Temperature Correction Using Degenerate Modes for Cylindrical Cavity Perturbation Measurements

摘要

Microwave cavity perturbation measurements are a useful way to analyze material properties. Temperature changes can be introduced during these measurements either intentionally or as a result of some other process. The microwave cavity itself also has a temperature-dependent response, which can affect the results. A common method to correct is to use another resonant mode separately to the measurement mode, which is not affected by the sample. Instead of using independent modes, this paper describes a method to use split degenerate TMm10 modes of cylindrical cavities. TMm10 consists of two modes with identical field patterns with a relative rotation between them and identical resonant frequencies.

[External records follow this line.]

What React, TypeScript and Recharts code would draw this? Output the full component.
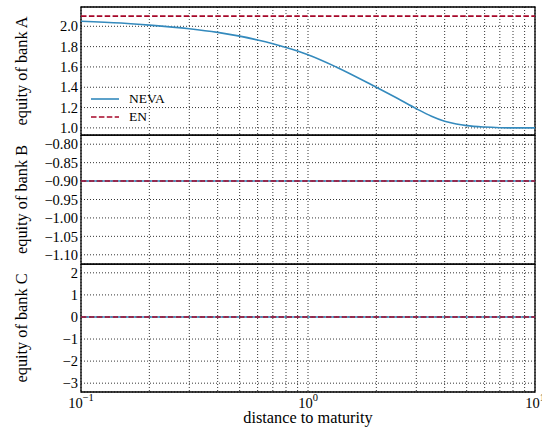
import React from "react";
import {
  LineChart,
  Line,
  XAxis,
  YAxis,
  CartesianGrid,
  ReferenceArea,
  Legend,
  Label,
} from "recharts";

// distance to maturity (log axis) and equity
const distance = [
  0.1, 0.15, 0.2, 0.3, 0.4, 0.5, 0.6, 0.7, 0.8, 0.9, 1, 1.33, 2, 2.45, 3, 3.5,
  4, 4.5, 5, 6, 7, 8, 10,
];
const nevaBankA = [
  2.05, 2.032, 2.012, 1.976, 1.94, 1.903, 1.865, 1.828, 1.792, 1.756, 1.72,
  1.6, 1.4, 1.297, 1.19, 1.115, 1.065, 1.038, 1.022, 1.008, 1.002, 1.0, 1.0,
];
const flatDistance = [0.1, 10];
const enBankA = [2.1, 2.1];
const nevaBankB = [-0.9, -0.9];
const enBankB = [-0.9, -0.9];
const nevaBankC = [0, 0];
const enBankC = [0, 0];

const xTicks = [
  0.1, 0.2, 0.3, 0.4, 0.5, 0.6, 0.7, 0.8, 0.9, 1, 2, 3, 4, 5, 6, 7, 8, 9, 10,
];
const xExponents: Record<number, string> = { 0.1: "\u22121", 1: "0", 10: "1" };
const yTicksA = [1.0, 1.2, 1.4, 1.6, 1.8, 2.0];
const yTicksB = [-1.1, -1.05, -1.0, -0.95, -0.9, -0.85, -0.8];
const yTicksC = [-3, -2, -1, 0, 1, 2];
const legendOrder = ["NEVA", "EN"];

const toRows = (xs: number[], ys: number[]) =>
  xs.map((d, i) => ({ d, v: ys[i] }));

const BLUE = "#348ABD";
const RED = "#A60628";
const FONT = "'Liberation Serif', 'DejaVu Serif', serif";
const W = 542;
const LEFT = 81;
const RIGHT = 7;

const fmt = (digits: number) => (v: number) =>
  (v < 0 ? "\u2212" : "") + Math.abs(v).toFixed(digits);

const yLabel = (text: string) => (props: any) => {
  const vb = props.viewBox || {};
  const cy = vb.y + vb.height / 2;
  return (
    <text
      x={21}
      y={cy}
      transform={`rotate(-90 21 ${cy})`}
      textAnchor="middle"
      dominantBaseline="central"
      fontSize={16.3}
      fill="#000"
    >
      {text}
    </text>
  );
};

// x label sits near the bottom of the x-axis band
const xLabel = (props: any) => {
  const vb = props.viewBox || {};
  return (
    <text
      x={vb.x + vb.width / 2}
      y={vb.y + vb.height - 8}
      textAnchor="middle"
      fontSize={16.3}
      fill="#000"
    >
      distance to maturity
    </text>
  );
};

const XTick = ({ x, y, payload }: any) => {
  const exp = xExponents[payload.value];
  if (exp === undefined) return null;
  return (
    <text x={x} y={y + 15.5} textAnchor="middle" fontSize={14.5} fill="#000">
      <tspan>10</tspan>
      <tspan dy={-6.5} fontSize={10.5}>
        {exp}
      </tspan>
    </text>
  );
};

const renderLegend = (props: any) => {
  const items = [...(props.payload || [])].sort(
    (a: any, b: any) => legendOrder.indexOf(a.value) - legendOrder.indexOf(b.value)
  );
  return (
    <div style={{ fontFamily: FONT, fontSize: 13.5, color: "#000" }}>
      {items.map((entry: any) => (
        <div
          key={entry.value}
          style={{ display: "flex", alignItems: "center", height: 18.3 }}
        >
          <svg width={30} height={6}>
            <line
              x1={1}
              x2={29}
              y1={3}
              y2={3}
              stroke={entry.color}
              strokeWidth={1.6}
              strokeDasharray={entry.payload?.strokeDasharray}
            />
          </svg>
          <span style={{ marginLeft: 9 }}>{entry.value}</span>
        </div>
      ))}
    </div>
  );
};

type PanelProps = {
  height: number;
  margin: { top: number; right: number; bottom: number; left: number };
  domain: [number, number];
  ticks: number[];
  digits: number;
  label: string;
  neva: { d: number; v: number }[];
  en: { d: number; v: number }[];
  showX?: boolean;
  showLegend?: boolean;
};

const Panel = ({
  height,
  margin,
  domain,
  ticks,
  digits,
  label,
  neva,
  en,
  showX,
  showLegend,
}: PanelProps) => (
  <LineChart width={W} height={height} margin={margin}>
    <CartesianGrid stroke="#000" strokeDasharray="1 2" strokeWidth={0.8} />
    <XAxis
      dataKey="d"
      type="number"
      scale="log"
      domain={[0.1, 10]}
      allowDataOverflow
      ticks={xTicks}
      interval={0}
      hide={!showX}
      height={showX ? 39 : 0}
      axisLine={false}
      tickLine={false}
      tickSize={0}
      tickMargin={0}
      tick={<XTick />}
    >
      {showX && <Label content={xLabel} />}
    </XAxis>
    <YAxis
      type="number"
      domain={domain}
      allowDataOverflow
      ticks={ticks}
      interval={0}
      width={LEFT}
      axisLine={false}
      tickLine={false}
      tickSize={0}
      tickMargin={3}
      tickFormatter={fmt(digits)}
      tick={{ fill: "#000", fontSize: 14.5 }}
    >
      <Label content={yLabel(label)} />
    </YAxis>
    <ReferenceArea
      x1={0.1}
      x2={10}
      y1={domain[0]}
      y2={domain[1]}
      fill="none"
      stroke="#000"
      strokeWidth={1.3}
      ifOverflow="visible"
    />
    {showLegend && (
      <Legend
        layout="horizontal"
        verticalAlign="middle"
        align="center"
        content={renderLegend}
        wrapperStyle={{ left: 90, top: 90, width: "auto" }}
      />
    )}
    <Line
      data={neva}
      dataKey="v"
      name="NEVA"
      type="monotone"
      stroke={BLUE}
      strokeWidth={1.6}
      dot={false}
      isAnimationActive={false}
    />
    <Line
      data={en}
      dataKey="v"
      name="EN"
      type="linear"
      stroke={RED}
      strokeWidth={1.6}
      strokeDasharray="5.5 2.4"
      dot={false}
      isAnimationActive={false}
    />
  </LineChart>
);

export default function App() {
  return (
    <div
      style={{
        position: "absolute",
        left: 0,
        top: 0,
        width: W,
        height: 431,
        fontFamily: FONT,
        background: "#fff",
      }}
    >
      <div style={{ position: "absolute", left: 0, top: 0 }}>
        <Panel
          height={136}
          margin={{ top: 7, right: RIGHT, bottom: 1, left: 0 }}
          domain={[0.93, 2.19]}
          ticks={yTicksA}
          digits={1}
          label="equity of bank A"
          neva={toRows(distance, nevaBankA)}
          en={toRows(flatDistance, enBankA)}
          showLegend
        />
      </div>
      <div style={{ position: "absolute", left: 0, top: 135 }}>
        <Panel
          height={130}
          margin={{ top: 0, right: RIGHT, bottom: 1, left: 0 }}
          domain={[-1.125, -0.775]}
          ticks={yTicksB}
          digits={2}
          label="equity of bank B"
          neva={toRows(flatDistance, nevaBankB)}
          en={toRows(flatDistance, enBankB)}
        />
      </div>
      <div style={{ position: "absolute", left: 0, top: 264 }}>
        <Panel
          height={167}
          margin={{ top: 0, right: RIGHT, bottom: 0, left: 0 }}
          domain={[-3.4, 2.4]}
          ticks={yTicksC}
          digits={0}
          label="equity of bank C"
          neva={toRows(flatDistance, nevaBankC)}
          en={toRows(flatDistance, enBankC)}
          showX
        />
      </div>
    </div>
  );
}
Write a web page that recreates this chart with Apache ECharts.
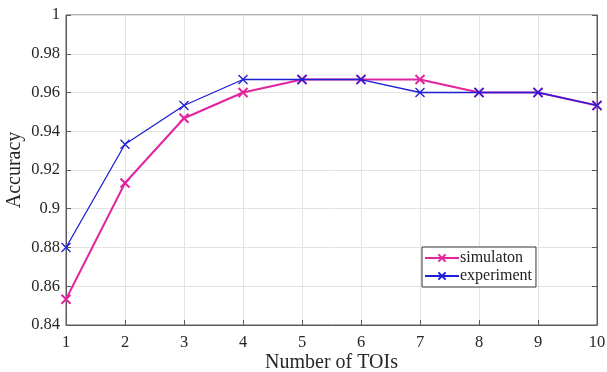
<!DOCTYPE html>
<html>
<head>
<meta charset="utf-8">
<script src="https://cdn.jsdelivr.net/npm/echarts@6/dist/echarts.min.js"></script>
<style>
  html, body { margin: 0; padding: 0; background: #fff; }
  #chart { width: 607px; height: 372px; }
</style>
</head>
<body>
<div id="chart"></div>
<script>
var tois = [1, 2, 3, 4, 5, 6, 7, 8, 9, 10]
var simulaton = [0.8533, 0.9133, 0.9467, 0.96, 0.9667, 0.9667, 0.9667, 0.96, 0.96, 0.9533]
var experiment = [0.88, 0.9333, 0.9533, 0.9667, 0.9667, 0.9667, 0.96, 0.96, 0.96, 0.9533]

var pink = '#e2259f'
var blue = '#1f1fd6'
var cross = 'path://M0,0L10,10M10,0L0,10'
var font = 'Liberation Serif'

function pairs (ys) {
  return tois.map(function (x, i) { return [x, ys[i]] })
}

function lineSeries (name, ys, color, width) {
  return {
    name: name,
    type: 'line',
    data: pairs(ys),
    symbol: cross,
    symbolSize: 9,
    lineStyle: { color: color, width: width },
    itemStyle: { color: color, borderColor: color, borderWidth: width },
    emphasis: { disabled: true },
    z: name === 'experiment' ? 3 : 2
  }
}

var chart = echarts.init(document.getElementById('chart'))
var option = {
  animation: false,
  textStyle: { fontFamily: font },
  grid: {
    left: 66, right: 10, top: 15, bottom: 47,
    outerBoundsMode: 'none',
    containLabel: false,
    show: true, borderColor: '#5a5a5a', borderWidth: 1
  },
  legend: {
    left: 422, top: 247,
    orient: 'vertical',
    backgroundColor: '#fff',
    borderColor: '#333',
    borderWidth: 1,
    padding: [3, 4, 3, 2],
    itemGap: 2,
    itemWidth: 34,
    itemHeight: 9,
    textStyle: { fontFamily: font, fontSize: 16, color: '#222', padding: [0, 0, 0, -4] },
    data: ['simulaton', 'experiment']
  },
  xAxis: {
    type: 'value',
    min: 1, max: 10, interval: 1,
    name: 'Number of TOIs',
    nameLocation: 'middle',
    nameGap: 28,
    nameMoveOverlap: false,
    nameTextStyle: { fontFamily: font, fontSize: 20, color: '#262626' },
    axisLine: { lineStyle: { color: '#5a5a5a' } },
    axisTick: { inside: true, length: 5, lineStyle: { color: '#5a5a5a' } },
    axisLabel: { fontFamily: font, fontSize: 16.5, color: '#262626', margin: 9 },
    splitLine: { lineStyle: { color: '#e3e3e3' } }
  },
  yAxis: [{
    type: 'value',
    min: 0.84, max: 1, interval: 0.02,
    name: 'Accuracy',
    nameLocation: 'middle',
    nameGap: 41,
    nameMoveOverlap: false,
    nameTextStyle: { fontFamily: font, fontSize: 20, color: '#262626' },
    axisLine: { lineStyle: { color: '#5a5a5a' } },
    axisTick: { inside: true, length: 5, lineStyle: { color: '#5a5a5a' } },
    axisLabel: { fontFamily: font, fontSize: 16.5, color: '#262626', margin: 6 },
    splitLine: { lineStyle: { color: '#e3e3e3' } }
  }, {
    type: 'value',
    position: 'right',
    min: 0.84, max: 1, interval: 0.02,
    axisLine: { show: true, lineStyle: { color: '#5a5a5a' } },
    axisTick: { show: true, inside: true, length: 5, lineStyle: { color: '#5a5a5a' } },
    axisLabel: { show: false },
    splitLine: { show: false }
  }],
  series: [
    lineSeries('simulaton', simulaton, pink, 2),
    lineSeries('experiment', experiment, blue, 1.3)
  ]
}
chart.setOption(option)
</script>
</body>
</html>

A strategically placed perturbation reduces the frequency of one of the TMm10 modes and affects the coupling of both modes by reconfiguring the fields. This can be used for temperature correction by placing a sample such that both modes are equally coupled. The lower frequency, the perturbed mode is used as a measurement mode. The higher mode is used as a reference for temperature correction as it is unaffected by the sample. This technique was verified by measuring the permittivity of pure water using an aluminum microwave cavity resonator at 3.96 GHz. The temperature was swept between 20 degrees C and 60 degrees C, and the results was verified against the literature.